About: AGeS-TRaCE (TRaining and Community Engagement)

Typical award amount: up to $10,000
Estimated number of awards: 6-10 each in 2024 and 2026
Deadline: October 2026, 11:59 pm MT (Deadline for Optional Parter Letter(s) is one week after proposal submission deadline).

The next AGeS-TRaCE proposal deadline will be in October 2026. The AGeS-TRaCE submission portal will open on the TRaCE-How to Apply page approximately 2 months before the deadline.

For more information about applying to the AGeS-TRaCE program, see the AGeS-TRaCE Info Session Video Recording from September 5, 2024 and the PDF of materials presented during that session.

Start date and duration of funded TRaCE projects: Projects funded in 2024 will have a project duration of Jan 1, 2025 to June 30, 2026, during which all awarded funds should be expended.
 
Eligibility details:

  • Proposals can be submitted by faculty, senior scientists, and postdoctoral scientists anywhere in the U.S. Up to two PIs are allowed on a TRaCE proposal. Additional partners can be engaged and should indicate their commitment to the project through letters of support.
  • AGeS labs are eligible to apply directly for this funding and may otherwise be engaged in TRaCE proposals. However, TRaCE projects can also be conducted by individuals not connected to a geochronology lab.

Goals of AGeS-TRaCE

  • Address self-identified community needs in geochronology through focused community-led efforts
  • Seed training and community engagement in key geochronology topics
  • Grow a collaborative geochronology community

Program Overview

There are strong needs for training and community collaboration on numerous topics across the discipline of geochronology. AGeS-TRaCE is a new funding mechanism that seeks and supports community-driven ideas for addressing geochronology needs, such as capturing, formalizing, and disseminating not-yet-standardized geochronology knowledge, and providing opportunities for collaborative discussion on key geochronology challenges related to human-, technical-, or cyber-infrastructure. For example, much informal knowledge about technical aspects of instruments, data collection, and data reduction that is critical to ongoing developments in geochronology resides in a handful of individual investigator programs and is accessible only to those directly trained in those facilities. One purpose of AGeS-TRaCE is to increase the accessibility of such knowledge to promote important advances in the field.  Note that AGeS supports two other programs (AGeS-Grad and AGeS-DiG). Applicants to AGeS-TRaCE should be aware of the other AGeS award opportunities and ensure that their proposals are directed to the most appropriate program.

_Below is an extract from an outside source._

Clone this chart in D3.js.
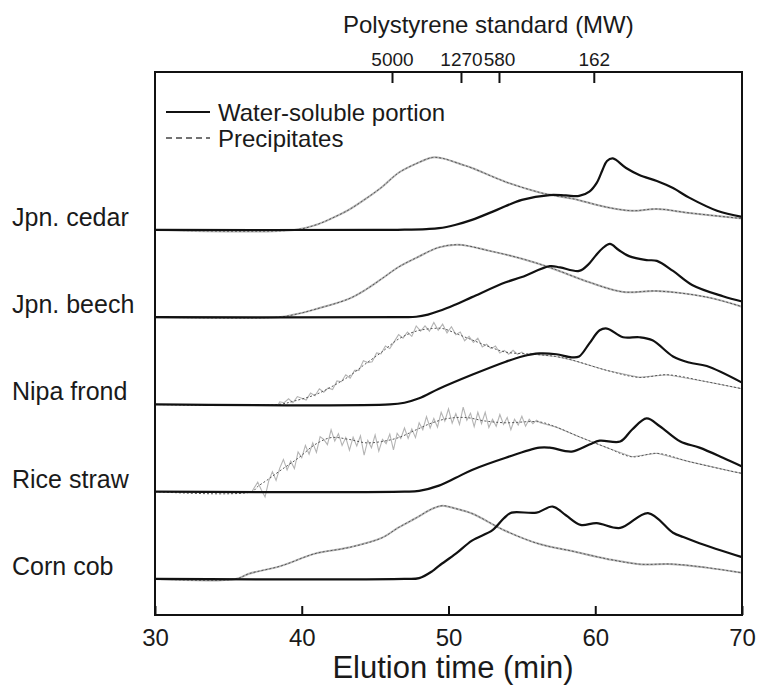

Types of Projects Supported by AGeS-TRaCE

This program will support projects that take on many different forms. Successful projects will identify and fulfill needs in training and community engagement within the broad field of geochronology. Examples of AGeS-TRaCE project topics include but are not limited to: accessible webinars, tutorials, and workshops on best practices, lab procedures, instrument design, statistics and uncertainties, or data interpretation with generated content that can be made available on the AGeS website; focused meetings to discuss interlaboratory calibration, spikes, new and emerging chronometers, data management and curation systems, modeling tool development or other capabilities needed for the future; accessible teaching activities that involve geochronologic data; outreach to the broader Earth sciences community and/or the public to communicate the importance of geochronology; and projects that address other community needs. If you are uncertain if a particular project idea fits under the scope of the AGeS-TRaCE program, please reach out to contact@agesgeochronology.org. Awards can be used for stipends for the PI or other project participants to accomplish the proposed activities, for travel to gather project participants, and/or other related costs. Costs will be either invoiced directly to AGeS at Arizona State University, reimbursed, or disbursed as stipends. They are considered as Participant Costs in the NSF AGeS award.